** Exercise details **
Find how many lines hold the word "with" and give that number only.

Source code of charts
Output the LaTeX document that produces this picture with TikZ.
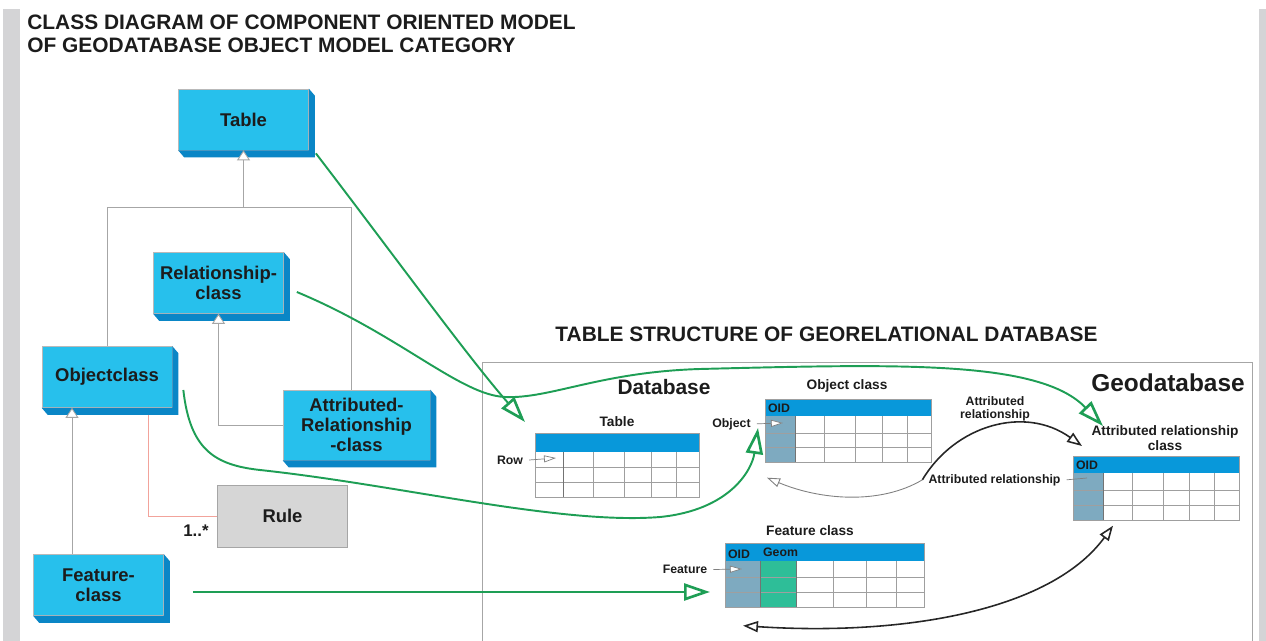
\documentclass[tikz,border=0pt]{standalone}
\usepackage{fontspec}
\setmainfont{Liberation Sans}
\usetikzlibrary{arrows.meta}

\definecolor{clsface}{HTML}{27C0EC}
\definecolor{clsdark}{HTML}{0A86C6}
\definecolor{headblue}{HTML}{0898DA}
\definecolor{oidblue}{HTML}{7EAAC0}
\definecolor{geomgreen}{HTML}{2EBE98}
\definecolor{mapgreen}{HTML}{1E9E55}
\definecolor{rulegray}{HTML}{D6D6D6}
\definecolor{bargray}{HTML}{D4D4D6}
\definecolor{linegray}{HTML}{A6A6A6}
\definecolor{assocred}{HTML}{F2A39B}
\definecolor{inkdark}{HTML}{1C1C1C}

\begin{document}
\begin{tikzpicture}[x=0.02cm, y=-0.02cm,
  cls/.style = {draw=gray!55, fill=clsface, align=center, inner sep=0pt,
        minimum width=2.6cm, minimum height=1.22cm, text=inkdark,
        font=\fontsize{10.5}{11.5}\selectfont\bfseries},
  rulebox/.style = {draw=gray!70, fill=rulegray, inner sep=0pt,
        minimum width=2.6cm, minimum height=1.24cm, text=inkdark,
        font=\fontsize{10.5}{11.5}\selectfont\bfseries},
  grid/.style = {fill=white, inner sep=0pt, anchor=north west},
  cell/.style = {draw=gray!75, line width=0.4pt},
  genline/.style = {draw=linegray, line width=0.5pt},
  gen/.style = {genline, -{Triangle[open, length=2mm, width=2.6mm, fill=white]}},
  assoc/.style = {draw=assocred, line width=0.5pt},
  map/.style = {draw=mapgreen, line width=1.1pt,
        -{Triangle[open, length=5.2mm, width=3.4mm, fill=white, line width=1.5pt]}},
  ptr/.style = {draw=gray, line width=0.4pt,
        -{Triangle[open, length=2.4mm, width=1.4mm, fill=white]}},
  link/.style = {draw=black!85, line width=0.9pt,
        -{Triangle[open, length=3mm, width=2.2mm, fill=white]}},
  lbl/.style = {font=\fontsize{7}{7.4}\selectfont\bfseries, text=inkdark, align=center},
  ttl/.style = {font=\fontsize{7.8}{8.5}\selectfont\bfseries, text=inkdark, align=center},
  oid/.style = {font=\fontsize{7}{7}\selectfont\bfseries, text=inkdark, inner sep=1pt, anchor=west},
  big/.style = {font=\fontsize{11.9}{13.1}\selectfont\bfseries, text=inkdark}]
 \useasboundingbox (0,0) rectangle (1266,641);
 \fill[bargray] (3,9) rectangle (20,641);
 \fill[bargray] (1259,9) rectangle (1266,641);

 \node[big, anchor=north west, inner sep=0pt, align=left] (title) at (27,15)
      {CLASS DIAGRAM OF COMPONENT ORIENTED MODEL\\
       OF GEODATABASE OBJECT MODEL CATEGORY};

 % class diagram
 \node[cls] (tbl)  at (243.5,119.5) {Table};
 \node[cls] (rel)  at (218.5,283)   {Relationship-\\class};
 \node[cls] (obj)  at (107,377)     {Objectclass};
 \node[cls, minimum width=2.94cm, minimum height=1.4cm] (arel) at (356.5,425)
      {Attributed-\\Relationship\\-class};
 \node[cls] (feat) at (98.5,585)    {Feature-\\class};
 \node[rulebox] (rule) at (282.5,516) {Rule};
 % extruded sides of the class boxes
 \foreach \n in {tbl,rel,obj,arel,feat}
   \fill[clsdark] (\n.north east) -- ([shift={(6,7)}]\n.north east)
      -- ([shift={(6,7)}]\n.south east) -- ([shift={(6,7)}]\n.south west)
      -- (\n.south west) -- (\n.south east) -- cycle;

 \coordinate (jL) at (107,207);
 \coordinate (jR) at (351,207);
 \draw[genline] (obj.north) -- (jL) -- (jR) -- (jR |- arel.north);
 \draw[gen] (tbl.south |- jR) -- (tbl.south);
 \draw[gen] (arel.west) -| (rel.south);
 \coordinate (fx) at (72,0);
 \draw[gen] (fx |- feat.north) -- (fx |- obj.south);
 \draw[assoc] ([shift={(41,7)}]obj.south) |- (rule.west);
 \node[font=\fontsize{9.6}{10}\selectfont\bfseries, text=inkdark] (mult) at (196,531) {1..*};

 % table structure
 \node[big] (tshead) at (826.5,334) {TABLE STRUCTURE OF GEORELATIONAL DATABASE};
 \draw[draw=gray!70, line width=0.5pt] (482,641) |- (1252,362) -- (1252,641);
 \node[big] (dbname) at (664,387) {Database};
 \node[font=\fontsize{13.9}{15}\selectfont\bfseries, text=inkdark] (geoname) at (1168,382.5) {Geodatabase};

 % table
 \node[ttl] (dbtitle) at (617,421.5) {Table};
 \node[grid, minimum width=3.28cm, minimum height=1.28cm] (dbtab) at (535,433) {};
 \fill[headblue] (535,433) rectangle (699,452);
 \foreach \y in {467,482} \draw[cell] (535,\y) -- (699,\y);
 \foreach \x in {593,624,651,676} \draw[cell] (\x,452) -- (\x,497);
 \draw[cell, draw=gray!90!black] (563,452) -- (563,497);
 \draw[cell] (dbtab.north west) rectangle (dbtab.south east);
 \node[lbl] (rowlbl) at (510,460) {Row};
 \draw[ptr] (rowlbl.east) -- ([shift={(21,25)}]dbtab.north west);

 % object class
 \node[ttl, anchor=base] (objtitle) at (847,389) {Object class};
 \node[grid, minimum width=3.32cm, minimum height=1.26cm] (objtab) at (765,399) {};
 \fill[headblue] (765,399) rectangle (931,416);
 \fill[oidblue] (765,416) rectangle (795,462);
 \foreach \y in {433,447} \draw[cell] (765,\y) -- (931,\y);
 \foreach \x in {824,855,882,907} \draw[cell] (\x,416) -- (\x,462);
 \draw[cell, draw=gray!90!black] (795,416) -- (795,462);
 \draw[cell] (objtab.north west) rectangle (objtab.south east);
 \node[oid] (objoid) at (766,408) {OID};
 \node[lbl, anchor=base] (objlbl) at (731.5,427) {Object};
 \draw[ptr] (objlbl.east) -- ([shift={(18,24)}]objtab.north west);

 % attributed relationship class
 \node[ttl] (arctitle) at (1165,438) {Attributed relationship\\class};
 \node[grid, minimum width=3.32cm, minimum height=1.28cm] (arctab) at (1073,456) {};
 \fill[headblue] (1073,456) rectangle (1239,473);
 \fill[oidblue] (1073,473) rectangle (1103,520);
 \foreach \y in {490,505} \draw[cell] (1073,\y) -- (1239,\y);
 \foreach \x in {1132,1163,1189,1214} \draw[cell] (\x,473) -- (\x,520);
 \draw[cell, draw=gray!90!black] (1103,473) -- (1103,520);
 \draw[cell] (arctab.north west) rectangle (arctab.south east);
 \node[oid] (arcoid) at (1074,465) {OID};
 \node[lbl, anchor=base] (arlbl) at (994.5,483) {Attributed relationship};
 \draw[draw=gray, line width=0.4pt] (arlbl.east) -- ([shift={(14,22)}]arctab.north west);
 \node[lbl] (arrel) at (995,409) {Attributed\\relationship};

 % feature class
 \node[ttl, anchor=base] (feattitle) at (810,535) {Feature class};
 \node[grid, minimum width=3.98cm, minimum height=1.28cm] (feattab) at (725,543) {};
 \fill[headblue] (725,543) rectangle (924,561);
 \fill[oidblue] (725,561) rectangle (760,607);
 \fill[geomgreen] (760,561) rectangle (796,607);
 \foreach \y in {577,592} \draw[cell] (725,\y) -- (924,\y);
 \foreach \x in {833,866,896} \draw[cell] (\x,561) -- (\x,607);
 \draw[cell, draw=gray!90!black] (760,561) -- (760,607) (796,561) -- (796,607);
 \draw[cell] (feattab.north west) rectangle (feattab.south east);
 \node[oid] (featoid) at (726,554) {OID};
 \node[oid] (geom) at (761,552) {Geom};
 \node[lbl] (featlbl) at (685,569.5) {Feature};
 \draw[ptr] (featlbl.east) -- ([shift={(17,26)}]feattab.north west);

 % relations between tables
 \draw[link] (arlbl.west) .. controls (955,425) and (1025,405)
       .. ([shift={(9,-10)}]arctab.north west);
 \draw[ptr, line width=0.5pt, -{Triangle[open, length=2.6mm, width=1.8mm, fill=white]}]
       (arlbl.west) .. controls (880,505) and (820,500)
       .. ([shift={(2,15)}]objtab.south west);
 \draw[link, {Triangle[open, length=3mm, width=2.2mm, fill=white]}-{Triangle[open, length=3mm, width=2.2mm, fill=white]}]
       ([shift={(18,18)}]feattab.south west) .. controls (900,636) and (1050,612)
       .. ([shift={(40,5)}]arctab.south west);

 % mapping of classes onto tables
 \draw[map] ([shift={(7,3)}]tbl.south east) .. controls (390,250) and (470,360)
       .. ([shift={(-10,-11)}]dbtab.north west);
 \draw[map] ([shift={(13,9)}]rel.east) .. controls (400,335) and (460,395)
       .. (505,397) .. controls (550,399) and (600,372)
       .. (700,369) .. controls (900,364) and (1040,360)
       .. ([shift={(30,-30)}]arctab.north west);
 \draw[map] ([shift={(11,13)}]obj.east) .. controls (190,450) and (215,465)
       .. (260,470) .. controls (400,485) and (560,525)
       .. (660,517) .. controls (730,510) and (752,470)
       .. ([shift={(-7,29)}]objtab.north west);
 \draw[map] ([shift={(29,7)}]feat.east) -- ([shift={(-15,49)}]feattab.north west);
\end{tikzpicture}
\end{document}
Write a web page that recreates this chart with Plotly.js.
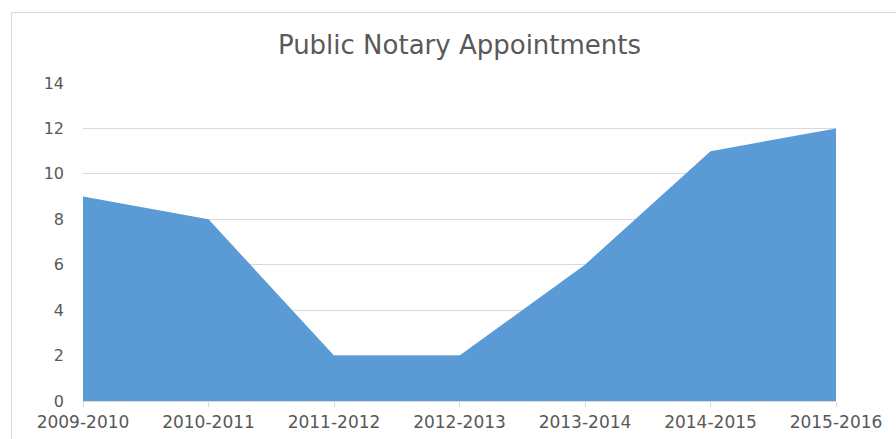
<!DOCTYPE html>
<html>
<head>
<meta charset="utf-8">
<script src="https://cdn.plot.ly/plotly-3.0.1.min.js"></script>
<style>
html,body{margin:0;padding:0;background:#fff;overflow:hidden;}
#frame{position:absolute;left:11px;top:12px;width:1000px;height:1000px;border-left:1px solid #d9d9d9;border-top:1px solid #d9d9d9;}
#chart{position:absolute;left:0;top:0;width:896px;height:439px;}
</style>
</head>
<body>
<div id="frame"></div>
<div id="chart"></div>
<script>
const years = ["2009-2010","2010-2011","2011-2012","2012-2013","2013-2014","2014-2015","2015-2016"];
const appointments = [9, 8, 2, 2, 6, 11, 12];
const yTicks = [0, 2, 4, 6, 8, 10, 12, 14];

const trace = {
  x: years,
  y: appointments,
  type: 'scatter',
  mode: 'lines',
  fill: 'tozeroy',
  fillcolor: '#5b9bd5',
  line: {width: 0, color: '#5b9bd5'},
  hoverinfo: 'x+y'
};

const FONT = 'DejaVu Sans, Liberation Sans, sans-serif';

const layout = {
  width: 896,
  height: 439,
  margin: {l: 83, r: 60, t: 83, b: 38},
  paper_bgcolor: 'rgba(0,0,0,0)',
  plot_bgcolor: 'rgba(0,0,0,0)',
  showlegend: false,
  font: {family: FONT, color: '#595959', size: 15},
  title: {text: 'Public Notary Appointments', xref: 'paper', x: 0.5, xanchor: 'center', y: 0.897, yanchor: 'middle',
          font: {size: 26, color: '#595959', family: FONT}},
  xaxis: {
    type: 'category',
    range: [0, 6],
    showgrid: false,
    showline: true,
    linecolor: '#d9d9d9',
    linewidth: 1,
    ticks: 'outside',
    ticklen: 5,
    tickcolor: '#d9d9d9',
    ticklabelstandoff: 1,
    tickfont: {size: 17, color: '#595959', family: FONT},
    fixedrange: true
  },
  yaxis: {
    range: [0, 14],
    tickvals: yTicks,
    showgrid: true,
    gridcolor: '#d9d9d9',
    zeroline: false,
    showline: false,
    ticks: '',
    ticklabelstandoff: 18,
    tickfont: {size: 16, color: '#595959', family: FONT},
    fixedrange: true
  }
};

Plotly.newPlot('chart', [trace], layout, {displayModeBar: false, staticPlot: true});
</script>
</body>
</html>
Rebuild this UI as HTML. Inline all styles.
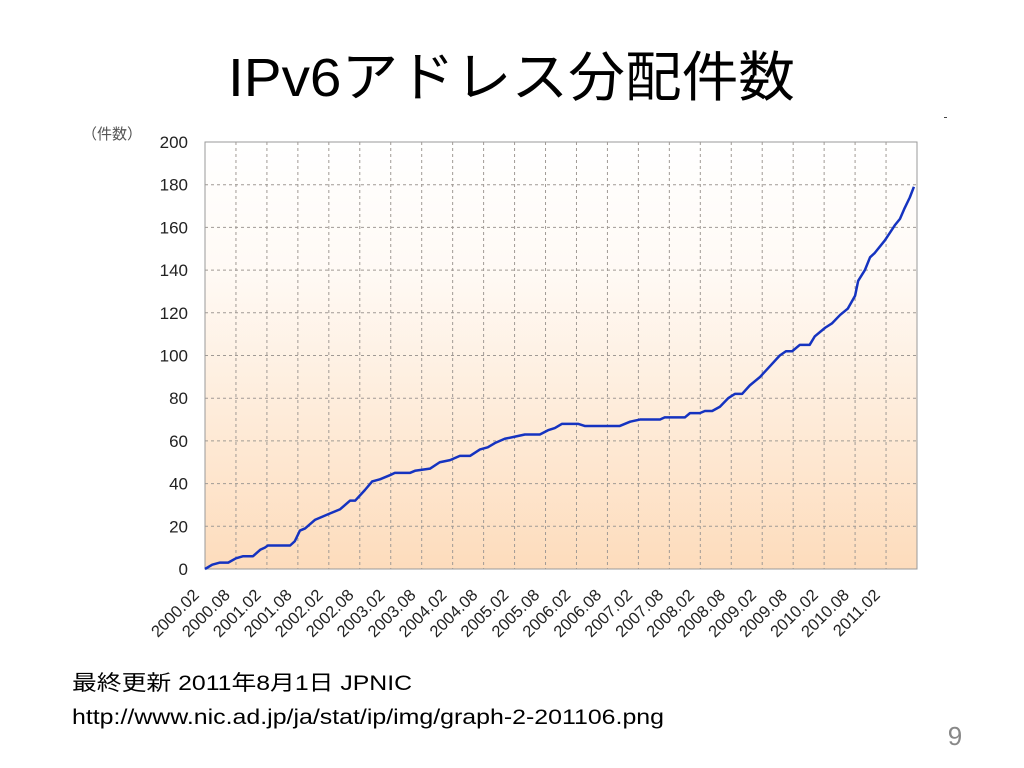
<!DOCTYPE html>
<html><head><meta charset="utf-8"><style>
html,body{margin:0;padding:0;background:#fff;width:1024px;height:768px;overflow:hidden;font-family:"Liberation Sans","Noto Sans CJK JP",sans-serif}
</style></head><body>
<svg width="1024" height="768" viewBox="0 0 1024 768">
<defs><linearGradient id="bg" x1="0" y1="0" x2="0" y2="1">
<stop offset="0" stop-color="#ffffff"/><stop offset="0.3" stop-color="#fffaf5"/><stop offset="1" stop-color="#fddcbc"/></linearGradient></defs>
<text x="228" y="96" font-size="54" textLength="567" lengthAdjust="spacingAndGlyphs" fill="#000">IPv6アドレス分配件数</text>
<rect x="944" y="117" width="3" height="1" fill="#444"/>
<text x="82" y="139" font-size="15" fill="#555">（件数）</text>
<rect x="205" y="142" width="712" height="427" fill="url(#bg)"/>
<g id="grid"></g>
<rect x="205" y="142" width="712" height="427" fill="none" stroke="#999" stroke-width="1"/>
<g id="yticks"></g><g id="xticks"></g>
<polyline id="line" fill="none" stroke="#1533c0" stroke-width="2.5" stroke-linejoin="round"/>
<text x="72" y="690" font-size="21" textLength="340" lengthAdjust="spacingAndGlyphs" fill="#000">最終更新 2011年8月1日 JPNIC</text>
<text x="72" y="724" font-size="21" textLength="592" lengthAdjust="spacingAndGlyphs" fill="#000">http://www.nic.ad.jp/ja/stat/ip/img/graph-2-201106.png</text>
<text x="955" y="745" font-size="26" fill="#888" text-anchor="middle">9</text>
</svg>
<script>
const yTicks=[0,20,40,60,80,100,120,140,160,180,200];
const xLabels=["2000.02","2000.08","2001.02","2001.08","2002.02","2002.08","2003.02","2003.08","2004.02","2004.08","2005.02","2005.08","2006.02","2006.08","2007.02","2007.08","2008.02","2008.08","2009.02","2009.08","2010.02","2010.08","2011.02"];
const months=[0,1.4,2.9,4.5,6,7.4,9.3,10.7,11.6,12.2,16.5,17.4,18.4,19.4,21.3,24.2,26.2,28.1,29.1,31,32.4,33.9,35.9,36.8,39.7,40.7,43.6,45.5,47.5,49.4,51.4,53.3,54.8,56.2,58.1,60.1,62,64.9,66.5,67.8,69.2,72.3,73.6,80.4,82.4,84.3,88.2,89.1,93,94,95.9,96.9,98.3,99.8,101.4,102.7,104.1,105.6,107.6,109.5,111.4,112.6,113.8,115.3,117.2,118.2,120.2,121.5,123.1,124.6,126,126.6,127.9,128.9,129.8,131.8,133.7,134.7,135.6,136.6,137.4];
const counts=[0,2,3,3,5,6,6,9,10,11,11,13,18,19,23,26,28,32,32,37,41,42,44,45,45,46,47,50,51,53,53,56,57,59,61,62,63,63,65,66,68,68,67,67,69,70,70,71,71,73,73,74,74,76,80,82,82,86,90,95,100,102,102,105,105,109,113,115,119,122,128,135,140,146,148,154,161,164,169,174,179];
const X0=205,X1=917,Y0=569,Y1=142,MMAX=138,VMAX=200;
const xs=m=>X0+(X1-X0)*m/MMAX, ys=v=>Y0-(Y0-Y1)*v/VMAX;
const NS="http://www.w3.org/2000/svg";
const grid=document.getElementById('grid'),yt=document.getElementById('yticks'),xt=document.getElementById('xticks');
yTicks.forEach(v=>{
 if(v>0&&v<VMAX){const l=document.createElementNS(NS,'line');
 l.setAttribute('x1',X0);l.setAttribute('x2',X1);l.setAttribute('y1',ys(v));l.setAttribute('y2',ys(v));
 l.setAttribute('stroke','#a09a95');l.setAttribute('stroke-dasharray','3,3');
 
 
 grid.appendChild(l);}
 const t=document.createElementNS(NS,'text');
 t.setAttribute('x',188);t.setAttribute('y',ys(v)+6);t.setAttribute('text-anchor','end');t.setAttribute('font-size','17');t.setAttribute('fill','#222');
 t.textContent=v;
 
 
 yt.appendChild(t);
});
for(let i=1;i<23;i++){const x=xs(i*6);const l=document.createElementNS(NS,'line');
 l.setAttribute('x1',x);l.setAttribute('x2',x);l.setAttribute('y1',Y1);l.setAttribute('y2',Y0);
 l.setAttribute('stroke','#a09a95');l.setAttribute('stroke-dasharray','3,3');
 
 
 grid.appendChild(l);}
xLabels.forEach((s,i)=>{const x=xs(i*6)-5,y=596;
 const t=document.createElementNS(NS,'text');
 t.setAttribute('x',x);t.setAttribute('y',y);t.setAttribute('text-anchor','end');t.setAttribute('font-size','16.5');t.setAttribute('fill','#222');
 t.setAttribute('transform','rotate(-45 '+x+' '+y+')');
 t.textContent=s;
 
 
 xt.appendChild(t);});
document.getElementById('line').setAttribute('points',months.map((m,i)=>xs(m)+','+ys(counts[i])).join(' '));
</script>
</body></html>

** Worked solution **
2